THE EARLY DAYS
LYRIC IMAGES
The videoballet,“Journey” was set to the music of “Lyric Images.” "Lyric Images" itself was the first work I created for a live electronic music ensemble (which later would morph into Electric Diamond). The work was premiered at the Guggenheim Museum in the Spring of 1979. With an instrumentation of Lyricon wind synthesizer, two Crumar keyboards, and percussion. Lyric Images is a 4 movement symphonic work. The recording is from a pirated tape of that performance, secreted into the auditorium. It is but a pale reflection of the colossal sound we created. Using a Mutron Biphase (anyone remember that device), we developed a stereophonic phase shift of swirling overtones that bathed the audience in an immersive ocean of sound.
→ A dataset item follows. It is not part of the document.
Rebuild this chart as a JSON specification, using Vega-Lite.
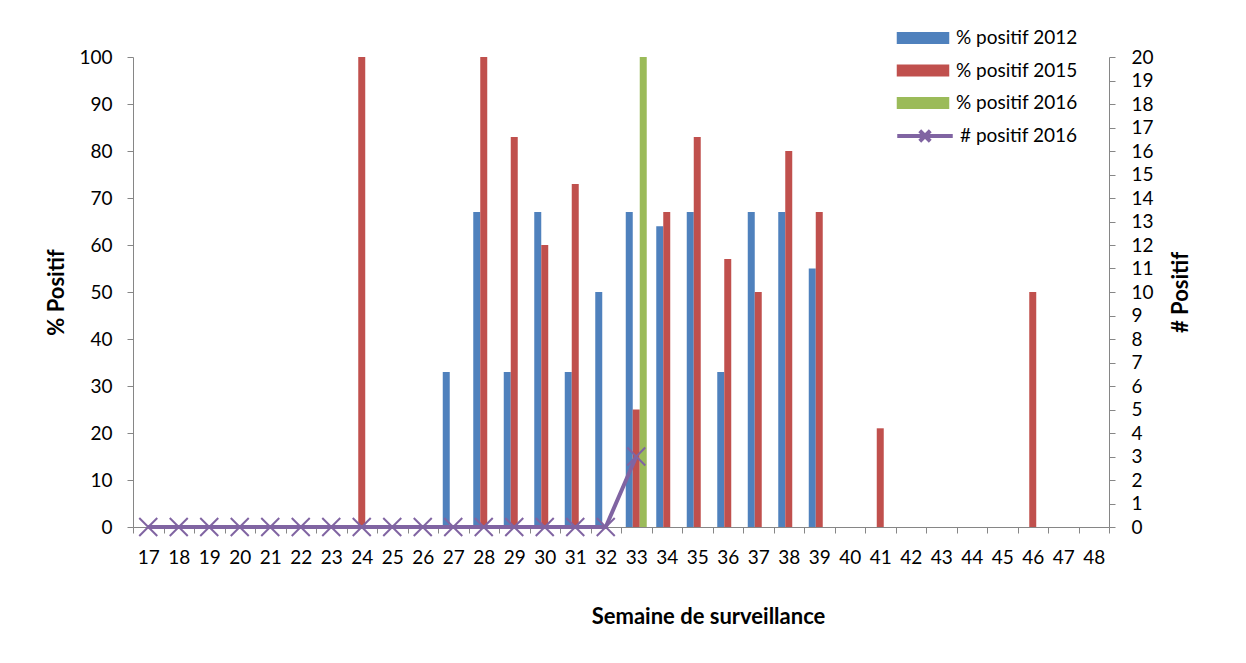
{
  "$schema": "https://vega.github.io/schema/vega-lite/v6.json",
  "width": 976,
  "height": 470,
  "autosize": {"type": "none"},
  "padding": {"left": 133, "top": 57, "right": 137, "bottom": 136},
  "background": "white",
  "config": {
    "view": {"stroke": null},
    "font": "Lato",
    "axis": {
      "domainColor": "#868686",
      "tickColor": "#868686",
      "tickSize": 6,
      "labelColor": "#000000",
      "labelFontSize": 19,
      "labelFont": "Lato",
      "titleFont": "Lato",
      "titleFontSize": 22,
      "titleFontWeight": "bold",
      "titleColor": "#000000",
      "grid": false
    },
    "legend": {
      "labelFont": "Lato",
      "labelFontSize": 19,
      "labelColor": "#000000",
      "padding": 0
    }
  },
  "datasets": {
    "bars": [
      {"week": 27, "series": "% positif 2012", "pct": 33},
      {"week": 28, "series": "% positif 2012", "pct": 67},
      {"week": 29, "series": "% positif 2012", "pct": 33},
      {"week": 30, "series": "% positif 2012", "pct": 67},
      {"week": 31, "series": "% positif 2012", "pct": 33},
      {"week": 32, "series": "% positif 2012", "pct": 50},
      {"week": 33, "series": "% positif 2012", "pct": 67},
      {"week": 34, "series": "% positif 2012", "pct": 64},
      {"week": 35, "series": "% positif 2012", "pct": 67},
      {"week": 36, "series": "% positif 2012", "pct": 33},
      {"week": 37, "series": "% positif 2012", "pct": 67},
      {"week": 38, "series": "% positif 2012", "pct": 67},
      {"week": 39, "series": "% positif 2012", "pct": 55},
      {"week": 24, "series": "% positif 2015", "pct": 100},
      {"week": 28, "series": "% positif 2015", "pct": 100},
      {"week": 29, "series": "% positif 2015", "pct": 83},
      {"week": 30, "series": "% positif 2015", "pct": 60},
      {"week": 31, "series": "% positif 2015", "pct": 73},
      {"week": 33, "series": "% positif 2015", "pct": 25},
      {"week": 34, "series": "% positif 2015", "pct": 67},
      {"week": 35, "series": "% positif 2015", "pct": 83},
      {"week": 36, "series": "% positif 2015", "pct": 57},
      {"week": 37, "series": "% positif 2015", "pct": 50},
      {"week": 38, "series": "% positif 2015", "pct": 80},
      {"week": 39, "series": "% positif 2015", "pct": 67},
      {"week": 41, "series": "% positif 2015", "pct": 21},
      {"week": 46, "series": "% positif 2015", "pct": 50},
      {"week": 33, "series": "% positif 2016", "pct": 100}
    ],
    "counts": [
      {"week": 17, "n": 0}, {"week": 18, "n": 0}, {"week": 19, "n": 0},
      {"week": 20, "n": 0}, {"week": 21, "n": 0}, {"week": 22, "n": 0},
      {"week": 23, "n": 0}, {"week": 24, "n": 0}, {"week": 25, "n": 0},
      {"week": 26, "n": 0}, {"week": 27, "n": 0}, {"week": 28, "n": 0},
      {"week": 29, "n": 0}, {"week": 30, "n": 0}, {"week": 31, "n": 0},
      {"week": 32, "n": 0}, {"week": 33, "n": 3}
    ]
  },
  "layer": [
    {
      "data": {"name": "bars"},
      "mark": {"type": "bar"},
      "encoding": {
        "x": {
          "field": "week",
          "type": "ordinal",
          "scale": {
            "domain": [17,18,19,20,21,22,23,24,25,26,27,28,29,30,31,32,33,34,35,36,37,38,39,40,41,42,43,44,45,46,47,48],
            "paddingInner": 0,
            "paddingOuter": 0
          },
          "axis": {
            "title": "Semaine de surveillance",
            "labelAngle": 0,
            "tickBand": "extent",
            "labelPadding": 15,
            "titleX": 575,
            "titleY": 96,
            "titleAnchor": null,
            "titleAlign": "center",
            "titleBaseline": "alphabetic"
          }
        },
        "xOffset": {
          "field": "series",
          "type": "nominal",
          "scale": {
            "domain": ["% positif 2012", "% positif 2015", "% positif 2016"],
            "paddingInner": 0,
            "paddingOuter": 0.68
          }
        },
        "y": {
          "field": "pct",
          "type": "quantitative",
          "scale": {"domain": [0, 100]},
          "axis": {
            "orient": "left",
            "title": "% Positif",
            "values": [0,10,20,30,40,50,60,70,80,90,100],
            "labelPadding": 15,
            "titleAngle": -90,
            "titleX": -70,
            "titleBaseline": "alphabetic"
          }
        },
        "color": {
          "field": "series",
          "type": "nominal",
          "scale": {
            "domain": ["% positif 2012", "% positif 2015", "% positif 2016"],
            "range": ["#4F81BD", "#C0504D", "#9BBB59"]
          },
          "legend": {
            "title": null,
            "orient": "none",
            "legendX": 775,
            "legendY": -34,
            "symbolType": "M-1.75,-0.4H1.75V0.4H-1.75Z",
            "symbolSize": 900,
            "symbolStrokeWidth": 0,
            "labelOffset": 18,
            "rowPadding": 7.5
          }
        }
      }
    },
    {
      "data": {"name": "counts"},
      "mark": {"type": "line", "strokeWidth": 4},
      "encoding": {
        "x": {
          "field": "week",
          "type": "ordinal",
          "scale": {
            "domain": [17,18,19,20,21,22,23,24,25,26,27,28,29,30,31,32,33,34,35,36,37,38,39,40,41,42,43,44,45,46,47,48]
          }
        },
        "y": {
          "field": "n",
          "type": "quantitative",
          "scale": {"domain": [0, 20]},
          "axis": {
            "orient": "right",
            "title": "# Positif",
            "values": [0,1,2,3,4,5,6,7,8,9,10,11,12,13,14,15,16,17,18,19,20],
            "labelPadding": 16,
            "titleAngle": -90,
            "titleX": 78,
            "titleBaseline": "alphabetic"
          }
        },
        "stroke": {
          "datum": "# positif  2016",
          "scale": {"range": ["#8064A2"]},
          "legend": {
            "title": null,
            "orient": "none",
            "legendX": 775,
            "legendY": 62,
            "symbolType": "M-1.85,0H1.85M-0.35,-0.35L0.35,0.35M-0.35,0.35L0.35,-0.35",
            "symbolSize": 900,
            "symbolStrokeWidth": 4,
            "labelOffset": 18
          }
        }
      }
    },
    {
      "data": {"name": "counts"},
      "mark": {
        "type": "point",
        "shape": "M-1,-1L1,1M-1,1L1,-1",
        "filled": false,
        "size": 324,
        "strokeWidth": 2,
        "color": "#8064A2",
        "opacity": 1
      },
      "encoding": {
        "x": {
          "field": "week",
          "type": "ordinal",
          "scale": {
            "domain": [17,18,19,20,21,22,23,24,25,26,27,28,29,30,31,32,33,34,35,36,37,38,39,40,41,42,43,44,45,46,47,48]
          }
        },
        "y": {
          "field": "n",
          "type": "quantitative",
          "scale": {"domain": [0, 20]},
          "axis": null
        }
      }
    }
  ],
  "resolve": {"scale": {"y": "independent", "stroke": "independent"}}
}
At the time of its premiere with its raucous rhythms, improvisations, and lyric sweep it was both hailed by some critics as the music of the future and reviled by others. (My favorite decried that it augured the “beginning of fascist Classical music.”) Liz Geyer Gottlieb, a former member of the New York CityBallet, was inspired to create a videoballet to the score -- one of the first ballets ever created for directly for the medium of video. With years of MTV behind us it is hard to imagine the time when creating dance directly for the camera was still a revolutionary idea.
Renamed Journey, Lyric Images became the score for this dramatic pas-de-deux of two lovers at the end of time. It won major awards at Festival of the Americas International Film and Television Festival Julian Montaner and Regine Maximilien are the dancers.